I usually don’t really like anthologies, especially romance one’s. I need time to get to know the characters before I feel invested in their story, and before I can really root for their romance. However, I actually ended up liking Promdi Heart!
Every story had something I liked. The first story had a very cute love interest with dimples, the second story was written in letter form and took place over the course of a few years, so you could really see the character growth. The third story had one of my favorite tropes (brother’s best friend), and the fourth one took place during All Saint’s Day, which I loved learning about. The fifth story had a very kind hearted and cute love interest, and the sixth story had my favorite setting of all of these stories.
However, there were also a few things I didn’t enjoy that much. Words like ‘crazy’ and ‘lunatic’ are used in ableist ways, and one story includes a bully falling in love with the person she bullied. This story felt very icky, because the love interest tells her ‘we were just kids, you were just teasing’ which feels very dismissive of people who were bullied as a kid and who have really been scarred by it.

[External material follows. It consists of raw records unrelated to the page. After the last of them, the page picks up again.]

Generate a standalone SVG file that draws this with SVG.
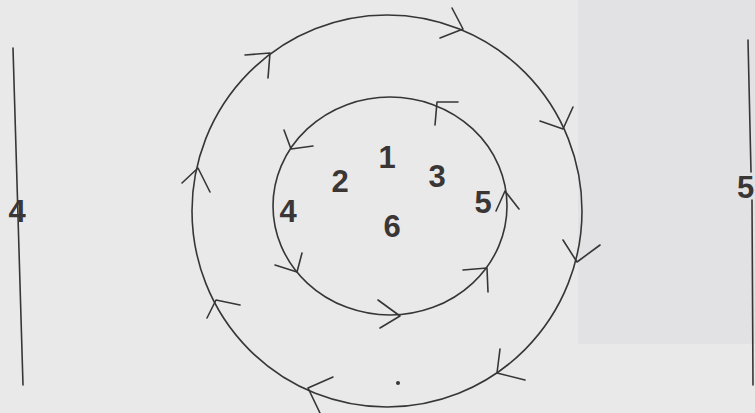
<svg xmlns="http://www.w3.org/2000/svg" width="755" height="413" viewBox="0 0 755 413">
  <style>
    .ln { fill: none; stroke: #363636; stroke-width: 1.6; stroke-linecap: round; stroke-linejoin: round; }
    .lbl { font-family: "Liberation Sans", Arial, sans-serif; font-weight: bold; font-size: 31px; fill: #3a3636; }
  </style>
  <rect x="0" y="0" width="755" height="413" fill="#eae9e9"/>
  <rect x="578" y="0" width="177" height="344" fill="#e2e2e4"/>

  <g id="connectors">
    <g id="outer-cycle">
      <ellipse class="ln" cx="387" cy="211" rx="195" ry="196"/>
      <polyline class="ln" points="245,55 270,53 268,78"/>
      <polyline class="ln" points="452,8 463,29 440,38"/>
      <polyline class="ln" points="540,121 563,129 573,107"/>
      <polyline class="ln" points="563,240 577,262 600,245"/>
      <polyline class="ln" points="500,349 497,373 525,380"/>
      <polyline class="ln" points="333,377 308,388 320,413"/>
      <polyline class="ln" points="240,305 216,300 207,318"/>
      <polyline class="ln" points="182,183 198,168 210,192"/>
    </g>
    <g id="inner-cycle">
      <ellipse class="ln" cx="390" cy="206" rx="117" ry="109"/>
      <polyline class="ln" points="284,130 291,149 313,146"/>
      <polyline class="ln" points="458,102 437,102 435,125"/>
      <polyline class="ln" points="496,211 505,191 519,209"/>
      <polyline class="ln" points="463,270 487,268 488,292"/>
      <polyline class="ln" points="378,300 400,316 380,328"/>
      <polyline class="ln" points="275,265 297,272 302,253"/>
    </g>
    <g id="side-lines">
      <line class="ln" x1="13" y1="48" x2="23" y2="385"/>
      <line class="ln" x1="748" y1="40" x2="751" y2="172"/>
      <line class="ln" x1="752" y1="200" x2="753" y2="385"/>
    </g>
    <circle cx="398" cy="383" r="2" fill="#363636"/>
  </g>

  <g id="node-1"><text class="lbl" x="387" y="168" text-anchor="middle">1</text></g>
  <g id="node-2"><text class="lbl" x="340" y="192" text-anchor="middle">2</text></g>
  <g id="node-3"><text class="lbl" x="437" y="187" text-anchor="middle">3</text></g>
  <g id="node-4"><text class="lbl" x="288" y="222" text-anchor="middle">4</text></g>
  <g id="node-5"><text class="lbl" x="483" y="213" text-anchor="middle">5</text></g>
  <g id="node-6"><text class="lbl" x="392" y="237" text-anchor="middle">6</text></g>
  <g id="side-4"><text class="lbl" x="17" y="222" text-anchor="middle">4</text></g>
  <g id="side-5"><text class="lbl" x="737" y="198">5</text></g>
</svg>
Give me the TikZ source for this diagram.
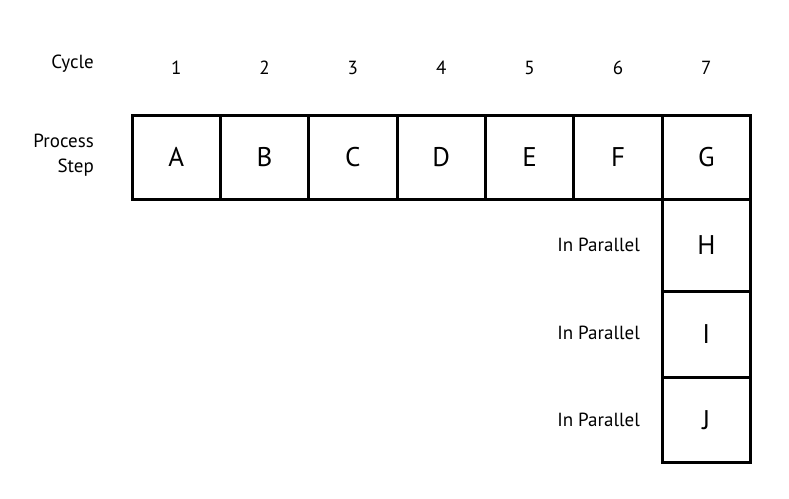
\documentclass[tikz,border=0pt]{standalone}
\usepackage{fontspec}
\setmainfont{PT Sans}
\begin{document}
\begin{tikzpicture}[x=1pt,y=-1pt,
  cell/.style={draw=black,line width=3pt,minimum width=88.36pt,minimum height=84pt,inner sep=0pt,font=\fontsize{27}{30}\selectfont,anchor=north west},
  lbl/.style={font=\fontsize{19}{25}\selectfont,inner sep=0pt},
  par/.style={lbl,anchor=east}]
\useasboundingbox (0,0) rectangle (789,498);
\fill[white] (0,0) rectangle (789,498);
% top row
\node[cell] (A) at (130.5,113.5) {A};
\node[cell] (B) at (218.86,113.5) {B};
\node[cell] (C) at (307.22,113.5) {C};
\node[cell] (D) at (395.58,113.5) {D};
\node[cell] (E) at (483.94,113.5) {E};
\node[cell] (F) at (572.3,113.5) {F};
\node[cell] (G) at (660.66,113.5) {G};
\node[cell,minimum height=92.8pt] (H) at (660.66,197.5) {H};
\node[cell,minimum height=85.4pt] (I) at (660.66,290.3) {I};
\node[cell,minimum height=85.3pt] (J) at (660.66,375.7) {J};
% cycle labels
\node[lbl,anchor=east] (cyc) at (94,64) {Cycle};
\foreach \n/\c in {1/A,2/B,3/C,4/D,5/E,6/F,7/G}
  \node[lbl] (n\n) at (\c.center |- 0,67.5) {\n};
\node[lbl,align=right,anchor=east] (ps) at (94,155) {Process\\Step};
\node[par] (p1) at (640,245) {In Parallel};
\node[par] (p2) at (640,333) {In Parallel};
\node[par] (p3) at (640,420) {In Parallel};
\end{tikzpicture}
\end{document}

The thing I loved most about this stories is the overall exploration of culture, and the differences between all of the different hometowns. I loved reading about the food (which did make me incredibly hungry, so that was a bit of a downside, haha), the things that are celebrated and, often times, the family relationships. It’s something that’s very unique to this anthology, and definitely makes it stand out.
Overall, Promdi Heart is a very enjoyable and fun read, which is perfect for a hot summer’s day. But there are a few things, like the ableist language, that you might want to watch out for.